Some start with the villas (Berta, Sousa), the working-class daydream with as much ornamentation as architecture. But it is hard to resist the palace ambition it relays in the way the houses seem to hold on to each other, seeking support after the devastating earthquake of 1755.
Graça, Mouraria and Intendente are not only boroughs that live in a tight embrace but also they share the quietness of life, the hubbub of work and its own way of livening up the moments of leisure. The other Lisbon is still there, seen from the windows of Senhora do Monte and Graça. But for those living here there is the dream of a village, tokens of rurality reminding us that it is possible to be different in a city where many places are deemed to be alike.
On Tuesdays and Saturdays there is Feira da Ladra, the famous flea market, while next door at the notable religious monument of S. Vicente de Fora the marble tombs of royalty are still making History. In the old gueto of the moors freed after the conquest of Lisbon by D. Afonso Henriques rises Mouraria, proud of being Fado’s cradle or, at least, claiming it. Local commerce is almost intimate and it is not uncommon to arrive at Martim Moniz to the sound of the Portuguese fado singer Mariza or just missing a former diva Severa. Martim Moniz is the quintessential melting pot of cultures, sounds and colors of Africa and Asia.

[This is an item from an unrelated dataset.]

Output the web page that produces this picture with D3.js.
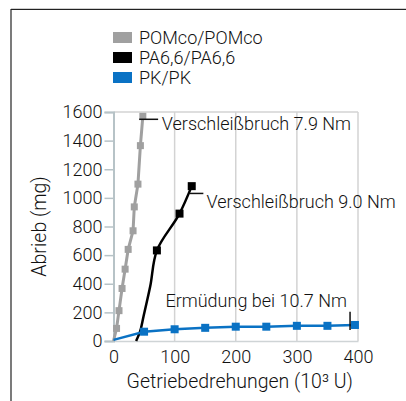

Along the lengthy and less and less greyish Almirante Reis avenue one arrives at Intendente, once a place of ill repute that has become in the last years a valid alternative for culture and shows, mixing day and night time entertainment without modernity challenging tradition for a duel. A rival to match the river area. Lisbon doesn’t always need water to set to sea.